*** MATERIAL SUPPLIED ***
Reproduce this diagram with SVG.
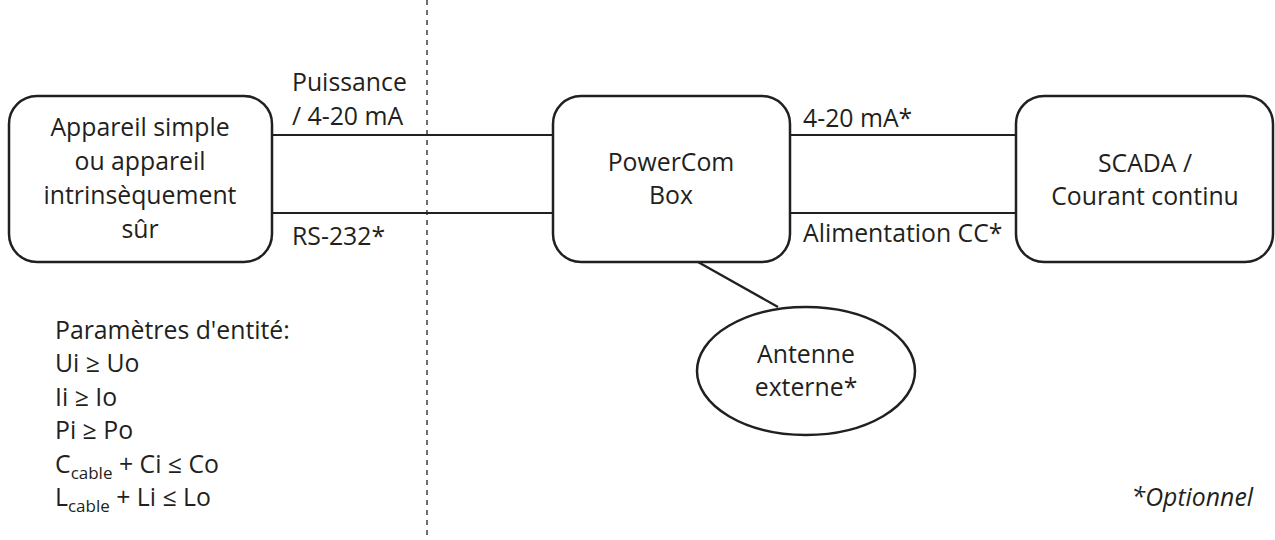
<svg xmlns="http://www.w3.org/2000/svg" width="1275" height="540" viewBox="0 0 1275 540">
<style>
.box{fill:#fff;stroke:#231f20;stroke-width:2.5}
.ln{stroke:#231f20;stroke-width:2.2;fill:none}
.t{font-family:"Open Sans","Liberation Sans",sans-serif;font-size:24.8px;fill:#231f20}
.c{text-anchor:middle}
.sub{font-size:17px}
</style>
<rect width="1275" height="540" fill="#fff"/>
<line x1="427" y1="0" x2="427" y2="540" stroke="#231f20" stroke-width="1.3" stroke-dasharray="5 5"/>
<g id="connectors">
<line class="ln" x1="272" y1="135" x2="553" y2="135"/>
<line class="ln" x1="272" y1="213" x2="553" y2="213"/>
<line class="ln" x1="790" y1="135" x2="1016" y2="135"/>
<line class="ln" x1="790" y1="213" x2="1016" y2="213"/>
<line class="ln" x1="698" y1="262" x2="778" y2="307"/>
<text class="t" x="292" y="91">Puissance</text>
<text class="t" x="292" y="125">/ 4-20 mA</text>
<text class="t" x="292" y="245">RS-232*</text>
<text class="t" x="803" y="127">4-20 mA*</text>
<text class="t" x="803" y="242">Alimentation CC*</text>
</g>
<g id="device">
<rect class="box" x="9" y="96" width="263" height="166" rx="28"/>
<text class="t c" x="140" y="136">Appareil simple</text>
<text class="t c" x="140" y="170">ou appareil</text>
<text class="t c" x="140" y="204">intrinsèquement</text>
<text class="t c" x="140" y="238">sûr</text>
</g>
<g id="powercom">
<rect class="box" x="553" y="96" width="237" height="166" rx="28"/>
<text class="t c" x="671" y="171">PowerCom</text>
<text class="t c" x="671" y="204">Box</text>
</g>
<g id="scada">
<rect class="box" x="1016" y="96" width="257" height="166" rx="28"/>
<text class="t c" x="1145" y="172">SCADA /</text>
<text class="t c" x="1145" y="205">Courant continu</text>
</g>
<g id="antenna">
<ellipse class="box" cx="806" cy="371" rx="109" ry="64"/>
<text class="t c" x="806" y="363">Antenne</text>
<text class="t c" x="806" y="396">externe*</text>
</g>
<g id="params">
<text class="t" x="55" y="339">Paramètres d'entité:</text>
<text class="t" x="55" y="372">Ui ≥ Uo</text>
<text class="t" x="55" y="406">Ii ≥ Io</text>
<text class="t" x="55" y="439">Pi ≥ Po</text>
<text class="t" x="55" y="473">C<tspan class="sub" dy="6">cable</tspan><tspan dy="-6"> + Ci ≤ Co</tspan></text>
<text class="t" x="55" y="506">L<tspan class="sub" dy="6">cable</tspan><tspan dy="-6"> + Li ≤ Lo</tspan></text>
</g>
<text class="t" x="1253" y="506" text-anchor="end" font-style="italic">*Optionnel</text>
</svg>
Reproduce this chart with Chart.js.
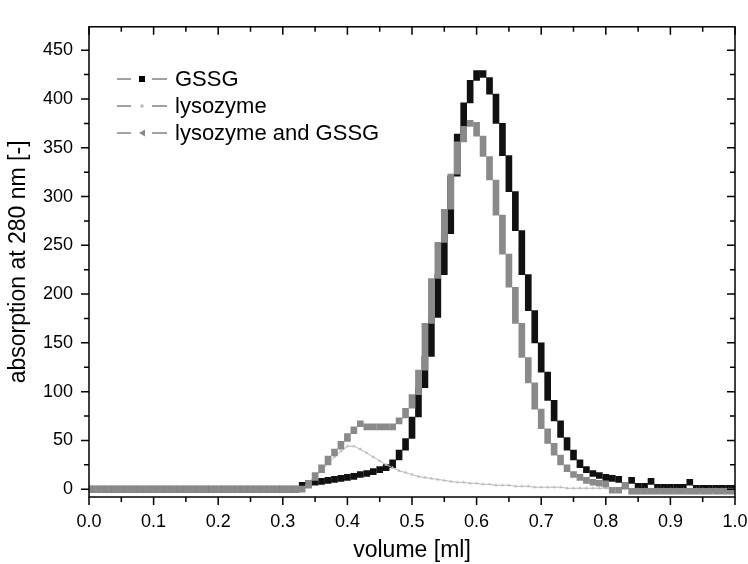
***
*** MATERIAL SUPPLIED ***
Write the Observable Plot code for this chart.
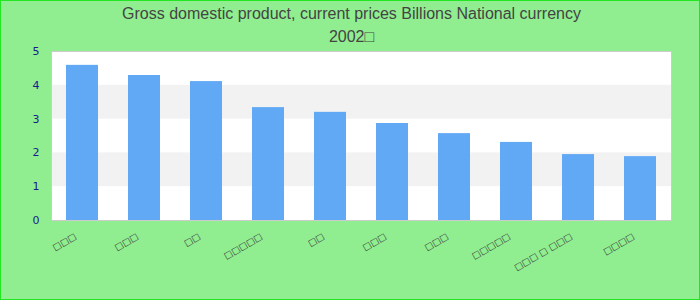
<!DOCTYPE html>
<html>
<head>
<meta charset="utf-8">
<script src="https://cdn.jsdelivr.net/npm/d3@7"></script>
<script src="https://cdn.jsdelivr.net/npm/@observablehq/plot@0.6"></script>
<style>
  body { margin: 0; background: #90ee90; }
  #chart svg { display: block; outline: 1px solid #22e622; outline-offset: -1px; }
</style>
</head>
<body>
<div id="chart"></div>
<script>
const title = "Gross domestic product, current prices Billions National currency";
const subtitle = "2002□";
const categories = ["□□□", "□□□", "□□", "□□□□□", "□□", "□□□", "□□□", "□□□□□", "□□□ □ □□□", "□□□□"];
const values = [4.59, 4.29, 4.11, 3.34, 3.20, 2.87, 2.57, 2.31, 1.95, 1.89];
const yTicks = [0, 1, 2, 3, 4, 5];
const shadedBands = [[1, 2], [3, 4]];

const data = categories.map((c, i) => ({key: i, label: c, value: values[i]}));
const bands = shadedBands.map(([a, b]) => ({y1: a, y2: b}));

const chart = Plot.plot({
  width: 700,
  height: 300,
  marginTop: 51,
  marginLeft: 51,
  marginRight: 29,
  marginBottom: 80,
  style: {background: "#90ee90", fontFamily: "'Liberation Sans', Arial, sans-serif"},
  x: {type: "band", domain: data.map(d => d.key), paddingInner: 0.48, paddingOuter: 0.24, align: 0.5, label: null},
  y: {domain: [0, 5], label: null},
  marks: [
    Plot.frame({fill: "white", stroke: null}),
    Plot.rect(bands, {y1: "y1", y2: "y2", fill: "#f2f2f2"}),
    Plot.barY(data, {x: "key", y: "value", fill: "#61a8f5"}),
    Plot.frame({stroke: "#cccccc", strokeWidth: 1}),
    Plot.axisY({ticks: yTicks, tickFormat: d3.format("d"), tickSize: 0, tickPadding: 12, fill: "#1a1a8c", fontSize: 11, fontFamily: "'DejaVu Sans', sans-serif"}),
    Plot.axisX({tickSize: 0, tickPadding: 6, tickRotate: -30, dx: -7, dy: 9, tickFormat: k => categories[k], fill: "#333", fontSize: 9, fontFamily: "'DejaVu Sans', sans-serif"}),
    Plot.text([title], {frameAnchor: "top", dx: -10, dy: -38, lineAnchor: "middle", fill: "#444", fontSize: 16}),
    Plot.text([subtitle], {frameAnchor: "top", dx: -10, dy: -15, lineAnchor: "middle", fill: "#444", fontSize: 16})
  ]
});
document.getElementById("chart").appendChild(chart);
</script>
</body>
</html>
***
*** MATERIAL SUPPLIED ***
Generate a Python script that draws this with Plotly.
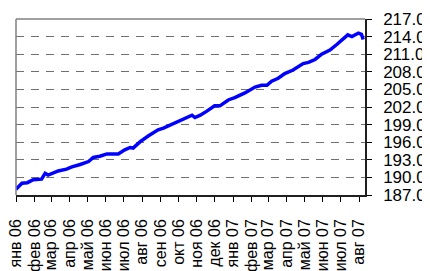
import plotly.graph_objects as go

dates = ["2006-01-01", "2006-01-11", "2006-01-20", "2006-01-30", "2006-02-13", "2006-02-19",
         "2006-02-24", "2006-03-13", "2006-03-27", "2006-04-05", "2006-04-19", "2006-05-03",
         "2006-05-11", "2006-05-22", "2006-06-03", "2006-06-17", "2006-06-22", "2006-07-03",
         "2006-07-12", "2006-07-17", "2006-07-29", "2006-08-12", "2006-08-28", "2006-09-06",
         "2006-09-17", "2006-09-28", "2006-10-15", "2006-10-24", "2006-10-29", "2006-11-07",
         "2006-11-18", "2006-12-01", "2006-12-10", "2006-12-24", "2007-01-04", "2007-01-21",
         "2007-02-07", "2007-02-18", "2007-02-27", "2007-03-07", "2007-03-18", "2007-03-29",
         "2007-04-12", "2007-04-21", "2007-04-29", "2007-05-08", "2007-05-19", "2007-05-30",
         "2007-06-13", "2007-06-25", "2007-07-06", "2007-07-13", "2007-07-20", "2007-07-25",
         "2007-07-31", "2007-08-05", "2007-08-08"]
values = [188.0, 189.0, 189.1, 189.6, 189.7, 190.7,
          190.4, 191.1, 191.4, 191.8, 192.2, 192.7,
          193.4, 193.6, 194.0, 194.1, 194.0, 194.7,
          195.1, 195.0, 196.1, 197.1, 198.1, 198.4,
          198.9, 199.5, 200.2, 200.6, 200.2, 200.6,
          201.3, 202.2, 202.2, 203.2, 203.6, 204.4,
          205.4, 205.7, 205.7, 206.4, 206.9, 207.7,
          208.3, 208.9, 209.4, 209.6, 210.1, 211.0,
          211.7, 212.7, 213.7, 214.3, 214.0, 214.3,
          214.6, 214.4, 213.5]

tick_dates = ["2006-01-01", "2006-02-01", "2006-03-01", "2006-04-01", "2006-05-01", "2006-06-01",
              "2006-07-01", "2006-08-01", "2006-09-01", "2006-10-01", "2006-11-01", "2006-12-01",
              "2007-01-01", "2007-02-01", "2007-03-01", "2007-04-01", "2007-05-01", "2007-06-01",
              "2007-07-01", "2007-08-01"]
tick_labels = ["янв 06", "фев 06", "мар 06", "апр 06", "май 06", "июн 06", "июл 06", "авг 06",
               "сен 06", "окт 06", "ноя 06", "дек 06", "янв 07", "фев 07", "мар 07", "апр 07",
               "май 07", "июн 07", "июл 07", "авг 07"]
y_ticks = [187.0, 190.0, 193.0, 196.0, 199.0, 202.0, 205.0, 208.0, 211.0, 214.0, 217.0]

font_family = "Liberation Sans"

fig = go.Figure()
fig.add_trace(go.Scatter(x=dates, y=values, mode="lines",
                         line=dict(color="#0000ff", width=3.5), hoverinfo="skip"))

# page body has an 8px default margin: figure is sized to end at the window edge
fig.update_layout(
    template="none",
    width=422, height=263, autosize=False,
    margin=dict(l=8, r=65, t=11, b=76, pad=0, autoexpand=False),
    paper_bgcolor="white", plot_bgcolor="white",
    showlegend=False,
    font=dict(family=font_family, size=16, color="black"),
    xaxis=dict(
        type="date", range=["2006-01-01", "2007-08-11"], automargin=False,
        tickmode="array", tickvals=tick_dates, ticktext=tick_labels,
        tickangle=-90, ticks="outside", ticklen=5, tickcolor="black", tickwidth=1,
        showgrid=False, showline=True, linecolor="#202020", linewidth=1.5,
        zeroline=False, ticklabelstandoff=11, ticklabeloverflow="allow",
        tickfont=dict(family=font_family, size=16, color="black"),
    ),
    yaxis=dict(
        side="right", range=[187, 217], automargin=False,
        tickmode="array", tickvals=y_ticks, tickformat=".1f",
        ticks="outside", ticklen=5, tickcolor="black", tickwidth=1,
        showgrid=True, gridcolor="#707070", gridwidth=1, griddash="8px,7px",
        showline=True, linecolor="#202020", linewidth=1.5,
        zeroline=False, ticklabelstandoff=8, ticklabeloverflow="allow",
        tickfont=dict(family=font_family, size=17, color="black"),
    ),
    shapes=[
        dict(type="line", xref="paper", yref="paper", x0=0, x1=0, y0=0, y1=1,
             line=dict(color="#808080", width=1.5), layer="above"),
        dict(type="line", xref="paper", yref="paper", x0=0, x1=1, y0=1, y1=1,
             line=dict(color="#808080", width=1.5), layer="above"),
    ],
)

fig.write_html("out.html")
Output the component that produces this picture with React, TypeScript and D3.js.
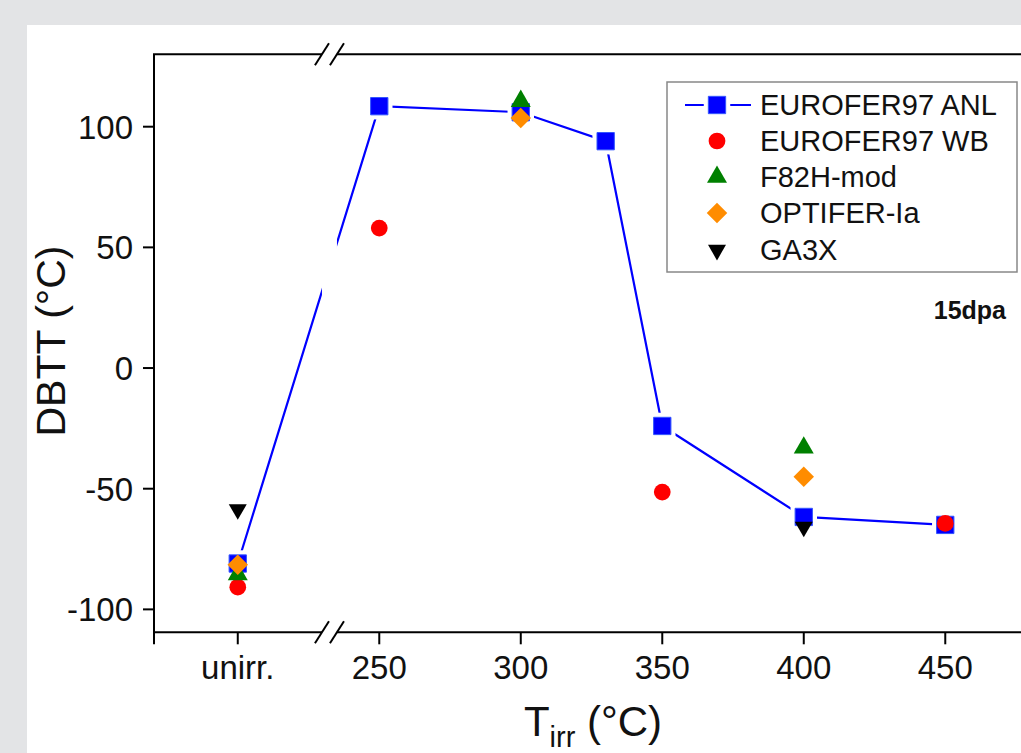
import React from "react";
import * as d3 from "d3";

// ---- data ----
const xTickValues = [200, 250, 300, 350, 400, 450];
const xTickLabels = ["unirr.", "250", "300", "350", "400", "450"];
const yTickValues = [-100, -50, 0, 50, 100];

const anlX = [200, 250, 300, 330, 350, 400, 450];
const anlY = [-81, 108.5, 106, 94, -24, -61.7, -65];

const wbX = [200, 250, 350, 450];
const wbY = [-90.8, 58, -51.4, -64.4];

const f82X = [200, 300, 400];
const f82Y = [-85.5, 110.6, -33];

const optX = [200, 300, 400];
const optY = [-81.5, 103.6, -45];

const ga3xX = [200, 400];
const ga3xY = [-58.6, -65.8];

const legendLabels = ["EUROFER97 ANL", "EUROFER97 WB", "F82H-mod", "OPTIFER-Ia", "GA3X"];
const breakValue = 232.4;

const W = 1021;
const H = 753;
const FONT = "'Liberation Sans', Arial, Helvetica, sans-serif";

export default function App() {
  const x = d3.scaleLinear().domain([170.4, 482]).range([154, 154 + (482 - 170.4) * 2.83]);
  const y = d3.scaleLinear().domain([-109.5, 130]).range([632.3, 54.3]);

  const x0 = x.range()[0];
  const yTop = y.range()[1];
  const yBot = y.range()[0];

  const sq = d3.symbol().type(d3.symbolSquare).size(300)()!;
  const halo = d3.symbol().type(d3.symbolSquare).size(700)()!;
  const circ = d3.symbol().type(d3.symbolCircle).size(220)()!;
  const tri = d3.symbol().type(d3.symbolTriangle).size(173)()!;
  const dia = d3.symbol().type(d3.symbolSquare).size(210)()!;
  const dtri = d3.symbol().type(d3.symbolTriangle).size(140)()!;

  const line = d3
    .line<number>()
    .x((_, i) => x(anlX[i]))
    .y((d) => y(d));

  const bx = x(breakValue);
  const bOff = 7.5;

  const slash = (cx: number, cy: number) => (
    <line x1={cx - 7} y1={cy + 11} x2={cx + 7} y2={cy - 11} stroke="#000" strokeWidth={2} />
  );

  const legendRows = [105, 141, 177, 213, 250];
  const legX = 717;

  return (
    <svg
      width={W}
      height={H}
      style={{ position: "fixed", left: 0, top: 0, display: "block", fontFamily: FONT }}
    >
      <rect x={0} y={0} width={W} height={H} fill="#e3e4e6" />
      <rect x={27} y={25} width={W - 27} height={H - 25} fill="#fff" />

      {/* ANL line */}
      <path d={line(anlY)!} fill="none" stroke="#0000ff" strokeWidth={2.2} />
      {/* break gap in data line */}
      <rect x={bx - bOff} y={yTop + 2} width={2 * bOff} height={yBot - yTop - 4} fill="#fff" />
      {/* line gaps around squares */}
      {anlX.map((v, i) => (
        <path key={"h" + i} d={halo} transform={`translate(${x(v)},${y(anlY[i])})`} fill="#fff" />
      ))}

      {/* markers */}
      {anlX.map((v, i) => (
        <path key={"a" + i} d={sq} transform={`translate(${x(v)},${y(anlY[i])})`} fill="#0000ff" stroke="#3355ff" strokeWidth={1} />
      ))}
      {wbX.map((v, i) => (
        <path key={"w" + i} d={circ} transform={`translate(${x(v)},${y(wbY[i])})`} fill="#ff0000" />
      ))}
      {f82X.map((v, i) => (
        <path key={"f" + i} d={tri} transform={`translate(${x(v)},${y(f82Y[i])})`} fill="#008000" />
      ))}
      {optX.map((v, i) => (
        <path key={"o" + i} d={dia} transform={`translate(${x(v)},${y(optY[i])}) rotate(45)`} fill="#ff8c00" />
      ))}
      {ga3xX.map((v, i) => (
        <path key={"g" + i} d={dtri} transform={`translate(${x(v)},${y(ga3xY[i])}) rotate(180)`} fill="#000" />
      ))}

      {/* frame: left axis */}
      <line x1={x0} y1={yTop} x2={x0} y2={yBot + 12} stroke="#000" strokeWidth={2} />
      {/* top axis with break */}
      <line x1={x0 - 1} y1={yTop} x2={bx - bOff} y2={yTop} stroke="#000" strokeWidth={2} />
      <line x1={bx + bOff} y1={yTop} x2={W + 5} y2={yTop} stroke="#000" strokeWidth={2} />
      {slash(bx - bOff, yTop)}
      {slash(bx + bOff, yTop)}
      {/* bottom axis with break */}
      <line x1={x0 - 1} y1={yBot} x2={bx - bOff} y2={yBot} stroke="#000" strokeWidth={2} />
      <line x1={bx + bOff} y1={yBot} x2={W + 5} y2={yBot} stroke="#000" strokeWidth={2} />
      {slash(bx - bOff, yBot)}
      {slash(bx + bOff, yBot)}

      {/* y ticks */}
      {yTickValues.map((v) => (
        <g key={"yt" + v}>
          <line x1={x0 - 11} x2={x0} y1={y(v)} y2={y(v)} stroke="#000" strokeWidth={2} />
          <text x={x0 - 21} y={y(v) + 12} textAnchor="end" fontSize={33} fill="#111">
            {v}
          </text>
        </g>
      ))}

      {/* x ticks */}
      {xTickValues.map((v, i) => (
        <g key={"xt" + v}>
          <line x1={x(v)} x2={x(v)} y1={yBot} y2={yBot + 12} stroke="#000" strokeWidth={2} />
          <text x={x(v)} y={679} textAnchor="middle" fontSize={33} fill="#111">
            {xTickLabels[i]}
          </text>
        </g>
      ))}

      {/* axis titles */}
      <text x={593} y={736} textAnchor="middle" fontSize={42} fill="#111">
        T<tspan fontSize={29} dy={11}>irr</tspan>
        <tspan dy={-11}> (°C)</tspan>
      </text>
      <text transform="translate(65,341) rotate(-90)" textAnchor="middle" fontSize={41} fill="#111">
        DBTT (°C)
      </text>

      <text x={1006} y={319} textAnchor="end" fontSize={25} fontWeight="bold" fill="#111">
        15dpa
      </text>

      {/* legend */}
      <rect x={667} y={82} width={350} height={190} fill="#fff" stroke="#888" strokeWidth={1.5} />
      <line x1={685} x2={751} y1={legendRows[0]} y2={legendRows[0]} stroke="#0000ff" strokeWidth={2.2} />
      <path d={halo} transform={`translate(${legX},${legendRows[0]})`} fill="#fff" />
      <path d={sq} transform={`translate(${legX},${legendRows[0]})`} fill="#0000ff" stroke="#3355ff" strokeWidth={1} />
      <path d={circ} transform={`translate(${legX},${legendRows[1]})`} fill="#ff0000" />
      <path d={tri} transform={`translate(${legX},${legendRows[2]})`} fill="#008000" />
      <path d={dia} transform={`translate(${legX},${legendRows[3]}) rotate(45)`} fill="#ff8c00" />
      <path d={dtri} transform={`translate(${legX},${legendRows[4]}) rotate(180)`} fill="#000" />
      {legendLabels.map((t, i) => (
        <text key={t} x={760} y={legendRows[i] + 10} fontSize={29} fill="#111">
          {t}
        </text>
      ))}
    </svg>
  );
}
***
#### PROBLEM DESCRIPTION:
Word for word, restate the lines beginning with the one that has "Output the component" and ending with the one that has "const wbY = [-90.8, 58, -51.4, -64.4];". Keep both ends and skip any pictures.

#### RESPONSE:
Output the component that produces this picture with React, TypeScript and D3.js.
import React from "react";
import * as d3 from "d3";

// ---- data ----
const xTickValues = [200, 250, 300, 350, 400, 450];
const xTickLabels = ["unirr.", "250", "300", "350", "400", "450"];
const yTickValues = [-100, -50, 0, 50, 100];

const anlX = [200, 250, 300, 330, 350, 400, 450];
const anlY = [-81, 108.5, 106, 94, -24, -61.7, -65];

const wbX = [200, 250, 350, 450];
const wbY = [-90.8, 58, -51.4, -64.4];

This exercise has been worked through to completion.